I roll my own, but my filters are made of recycled paper
It’s popular, because you don’t suck in pieces of tobacco
Comment on Tobacco conference to weigh up stubbing out cigarette butts
rumschlumpel@feddit.org 4 months ago
Furthermore, plastic filters “don’t provide any meaningful increase in the safety of cigarettes”, he said.
Interesting. I’ll have to read up on that, seems rather counterintuitive.
I roll my own, but my filters are made of recycled paper
It’s popular, because you don’t suck in pieces of tobacco
They do actually serve the purpose of catching a lot of tar, not just tobacco itself. Which I would assume does have some positive impact for the smoker not getting as much tar through to their body. Although its obviously a negligible benefit in comparison to just not smoking, but that seems reductive. Just like how they talk about ecigs. Harm reduction is a pretty valuable perspective, but for some reason people only view tobacco products from an “abstinence or bust” standpoint.
In the pre-filter days, when people used those long Pink Panther style cigarette holders, a lot of the holders were designed to fit another cigarette inside of it. The second cigarette acted as a kind of tar filter for the cigarette being smoked. When I was young I bought an old cigarette holder at an antique mall and it still had a cigarette inside it from who knows how many decades prior
Ethalis@jlai.lu 4 months ago
I recall hearing in a documentary that filters were just yet another PR scheme by Big Tobacco to make smoking more appealing when studies started to show up about the health effects of cigarettes.

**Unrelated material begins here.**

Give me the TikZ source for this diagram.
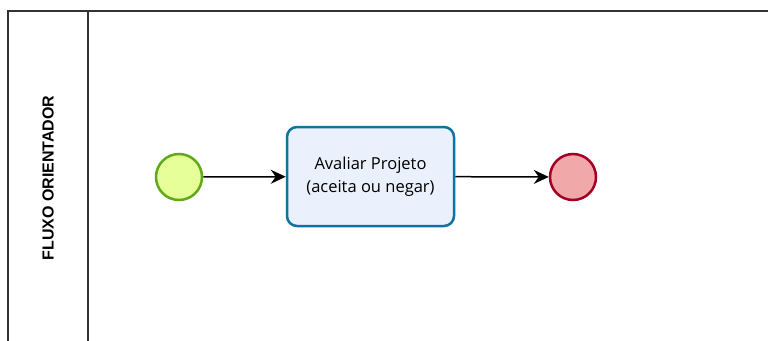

I don’t have a source in mind so don’t quote me on this, but I even seem to remember that those filters are designed to take a yellow/brownish colour when you smoke to make it look like they filter out all the nasty stuff that would otherwise end up in your body
rumschlumpel@feddit.org 4 months ago
A PR scheme doesn’t necessarily have to be completely fake, though. If a cigarette filter does reduce the harmfulness somewhat, it’s still better than not using one (if you dispose of it properly), but tobacco companies can still spin it like it’s basically not harmful at all with a filter.